ドッグトレーニングやしつけの方法と言われているものを目的と勘違いしてしまっている人は多くいます。目的はあくまでも動物福祉の向上であり、決して犬を思い通りにコントロールしたり支配したりするものではありません。
ドッグトレーニングは「誰のため」「何のため」を考えよう
「ドッグトレーニングは目的ではなく手段です。」
これはとある講座を受講した際に行動分析学の専門家の方がおっしゃっていた言葉なのですが、これに私は強く共感したと同時に私が感じていた違和感がスッと取れたのを覚えています。
私たち人間はついドッグトレーニングで犬をコントロールすることを考えてしまいがちですが、これは本当の目的を見失っているために起こる現象だと思うのです。
ドッグトレーニングをするときには、必ずそれは「誰のため?何のため?」を考えなければなりません。
誰のため?それは犬のためです。

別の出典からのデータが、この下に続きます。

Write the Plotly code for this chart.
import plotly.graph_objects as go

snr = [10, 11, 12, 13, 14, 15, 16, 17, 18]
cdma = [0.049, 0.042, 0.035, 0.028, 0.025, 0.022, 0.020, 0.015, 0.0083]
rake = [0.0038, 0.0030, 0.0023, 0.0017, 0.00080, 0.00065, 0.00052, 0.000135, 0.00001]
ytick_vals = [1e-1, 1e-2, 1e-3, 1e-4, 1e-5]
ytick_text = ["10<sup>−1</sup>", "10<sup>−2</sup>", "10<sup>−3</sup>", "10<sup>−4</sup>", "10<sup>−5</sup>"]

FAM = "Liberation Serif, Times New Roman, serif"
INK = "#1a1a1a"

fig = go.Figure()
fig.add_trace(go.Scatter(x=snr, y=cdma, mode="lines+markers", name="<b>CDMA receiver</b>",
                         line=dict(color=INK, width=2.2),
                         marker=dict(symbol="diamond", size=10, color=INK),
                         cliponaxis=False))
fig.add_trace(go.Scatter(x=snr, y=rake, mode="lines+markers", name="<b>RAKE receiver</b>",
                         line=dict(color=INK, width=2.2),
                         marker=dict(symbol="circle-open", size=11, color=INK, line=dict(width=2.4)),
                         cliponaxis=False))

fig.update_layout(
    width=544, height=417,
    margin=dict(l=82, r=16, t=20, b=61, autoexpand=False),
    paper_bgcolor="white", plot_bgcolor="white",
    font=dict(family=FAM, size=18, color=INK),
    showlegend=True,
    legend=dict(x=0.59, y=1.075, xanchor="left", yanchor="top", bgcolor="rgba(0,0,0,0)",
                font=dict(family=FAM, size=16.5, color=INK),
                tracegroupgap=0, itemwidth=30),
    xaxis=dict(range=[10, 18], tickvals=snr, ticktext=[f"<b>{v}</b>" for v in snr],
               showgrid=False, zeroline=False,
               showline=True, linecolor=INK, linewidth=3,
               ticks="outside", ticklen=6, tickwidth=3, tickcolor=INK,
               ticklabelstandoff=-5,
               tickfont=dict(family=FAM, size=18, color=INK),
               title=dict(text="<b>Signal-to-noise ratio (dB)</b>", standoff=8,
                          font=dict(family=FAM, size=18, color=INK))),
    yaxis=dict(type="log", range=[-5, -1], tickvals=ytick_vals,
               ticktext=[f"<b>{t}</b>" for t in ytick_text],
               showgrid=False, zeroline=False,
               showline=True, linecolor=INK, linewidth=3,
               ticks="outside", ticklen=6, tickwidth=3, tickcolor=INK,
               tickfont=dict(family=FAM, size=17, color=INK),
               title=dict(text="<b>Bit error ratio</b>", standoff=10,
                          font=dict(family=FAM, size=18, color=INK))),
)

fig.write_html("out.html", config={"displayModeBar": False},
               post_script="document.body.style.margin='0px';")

何のため?それは動物福祉の向上のためです。そしてその動物福祉の向上の先にあるのが、飼い主である人間のQOLの向上にも繋がっていきます。
ドッグトレーニングは『プロセス』が非常に重要である
ドッグトレーニングをするにあたって、その方法はさまざまなものがあります。しかし、どんな方法であれ大事なのは完成の姿ではなくそのプロセスです。

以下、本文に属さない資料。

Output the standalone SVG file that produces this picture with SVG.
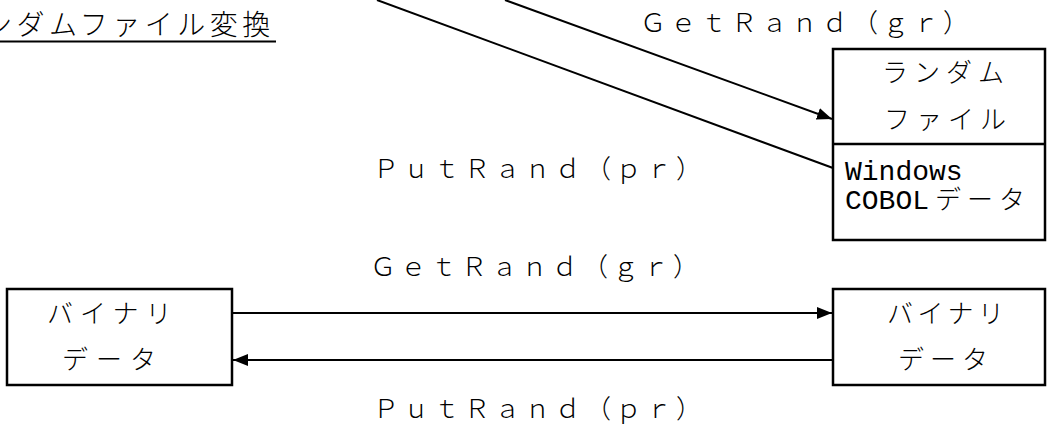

例えば『おすわり』を犬に教えたいと思ったとき、犬がやりたくないという意思表示をしたとしましょう。
そのとき、犬がその場から離れることを許さずおすわりをさせるためにおやつを使ったり、はたまた腰を押さえてお座りの姿勢にしたりというのは、犬に選択肢が与えられていない強制にあたります。
優しく触れていて優しい声かけをしておやつを使っていると一見優しいトレーニングに見えるかもしれませんが、犬が拒否をしているのを許さずおすわりをすること以外に選択肢がない時点で犬に優しいとは言えません。
逆に犬がやりたくないと言えばそれを受け入れ尊重し、犬がやりたいと言えば一緒にまたやってみようという取り組むということを大事にした場合はどうでしょう。
この場合だと「やりたい、楽しい、嬉しい」を大切にしてその結果おすわりができるようになるため、犬にとって優しいと言えるのではないでしょうか。
どちらも同じ『おすわり』ですが、そのプロセスにはこれだけの違いがあるのです。
選択肢が多ければ多いほど犬は協力してくれる
ここで「犬が嫌だというのを受け入れていると、いつまでたってもできるようにならないのでは?」という声も出てきます。
しかし実はそんなことはなく、むしろやるやらないという選択を尊重するほうが犬は協力してくれるようになるのです。
また、犬が嫌だというのを人間が理解し受け入れることができると、犬はちゃんと自分の気持ちが伝わるということもわかるため、攻撃的な拒否ではなく静かに優しくそれを伝えるにとどめてくれます。
こうした文章ではイマイチしっくりこなかったりイメージがわかない人もいると思いますので、ぜひこうしたプロセスを大切にしてくれるプロに一度話を聞いてみるのもおすすめですよ。
まとめ
ドッグトレーニングはあくまでも手段であり、目的は動物福祉の向上です。
それを忘れてしまうと手段と目的が逆転してしまい、目的のためのプロセスで動物福祉の低下を引き起こしてしまっている…なんてことも少なくありません。
動物福祉を向上させることが目的であるならば、そのプロセスと手段によってプラスが増えてないとおかしいのです。
犬が少しでも幸福であるよう人が多くのことを学び、少しずつそれを犬にしてあげられるようにしていきましょう。